Intervention de Cécile Untermaier

Réunion du lundi 7 juin 2021 à 16h00
Commission spéciale chargée d'examiner le projet de loi confortant le respect des principes de la république

Photo issue du site de l'Assemblée nationale ou de WikipediaCécile Untermaier :

Le texte a été très largement modifié par le Sénat. Avant que nous n'engagions son examen en commission spéciale article par article, je ferai quatre remarques sur le fond.

Je partage l'analyse du rapporteur général et de quelques-uns des autres rapporteurs : avec ce texte, nous passons d'une laïcité de dialogue à une laïcité de combat. Nous revisitons nos libertés fondamentales, à notre sens d'une manière dangereuse, en ouvrant le champ à la surenchère sécuritaire – ce que démontre le texte qui nous revient du Sénat. À la suite des effroyables attentats qui ont meurtri notre pays, nous combattons un fondamentalisme islamiste qui n'est pas la religion musulmane, qui n'est pas le fait de citoyens musulmans. Ces derniers font partie de notre République, ils font nation avec nous, car, tous ensemble, nous respectons l'État de droit.

Nous avons toujours affirmé, après ces attentats, qu'il fallait se prémunir contre de tels crimes. Depuis 2015 – et la semaine dernière encore –, nous avons voté à dessein, et sans hésitation, des textes de loi facilitant cette action. Mais ces tragédies ne sauraient avoir raison de notre mode de vie, de nos libertés et, en définitive, de notre relation aux religions. Nous chérissons la laïcité, cette liberté de croire ou de ne pas croire, et la séparation de l'État et des organisations religieuses. Plutôt que de s'engager dans la radicalisation de la laïcité, nous préférons créer les conditions du rassemblement, au travers duquel peuvent s'exprimer toutes les croyances.

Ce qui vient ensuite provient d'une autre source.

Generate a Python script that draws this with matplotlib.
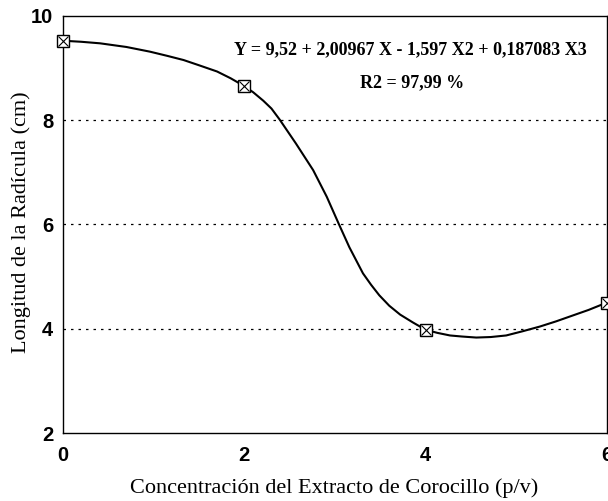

Deuxième remarque : il faut continuer à combattre les intégrismes et radicalisations manipulant une religion à des fins funestes. Que l'on demande au culte musulman de s'organiser, comme d'autres cultes l'ont fait dans le passé, ne pose pas de problème ; c'est même une nécessité absolue. Mais tel n'est pas l'objet du texte. En revanche, est maintenu un vaste système de contraintes s'imposant au culte ab initio, ce qui constitue une ingérence inacceptable, y compris au regard de la laïcité, et nous semble inutilement outrageant. Un grand nombre d'articles renforcent l'aspect autoritaire de la laïcité. « Ce n'est pas le bon moyen », affirmait l'historien Jean Baubérot dès la première lecture. Que dirait-il à la lecture du texte issu du Sénat, qui, comme l'ont dit certains, tendrait presque à interdire le port des babouches ?

Troisième remarque : le respect des principes de la République ne saurait être négocié dans le cadre d'un contrat d'engagement républicain. On peut envisager une charte, mais pas une contractualisation avec la République. On nous dit que cela se limitera à une case à cocher dans une demande de subvention. Le problème est que toutes les associations, quelles qu'elles soient, seront sous contrôle. En réalité, nous avons tous les textes permettant d'agir contre le fléau de la radicalisation. Ce qui nous manque, ce sont les femmes, les hommes, les outils et les moyens permettant de surveiller celles et ceux qui doivent l'être. Ajouter un nouveau texte tous les matins ne fait pas avancer ce sujet majeur.

Quatrième remarque, et conclusion : le projet de loi comporte quelques bonnes mesures mais rate son objectif. On fait mal à ceux qui n'ont pas à recevoir des coups mais on n'est pas efficace avec les véritables ennemis. La difficulté est que nous avons construit notre propre séparatisme : par la ghettoïsation excessive, nous avons concentré la misère et les difficultés. C'est d'ailleurs ce que disait le Président de la République lui-même. S'ajoute à cela une carence béante dans le domaine de la psychiatrie et du suivi de certains individus qui sont au-delà du séparatisme et relèvent bel bien de la folie.

La tâche qui se présente à nous est immense. La solution ne saurait venir d'un texte de loi de cette nature. La République est aussi – et d'abord – une promesse qui se fonde sur des valeurs sociales et inclusives. Nous devons mener des politiques publiques ciblées pour susciter l'adhésion, tout en permettant à notre État de droit de s'occuper efficacement des égarés dangereux.

C'est à l'aune de ces remarques et du caractère proportionné et nécessaire des dispositions qui touchent à nos libertés fondamentales que nous examinerons ce texte en nouvelle lecture.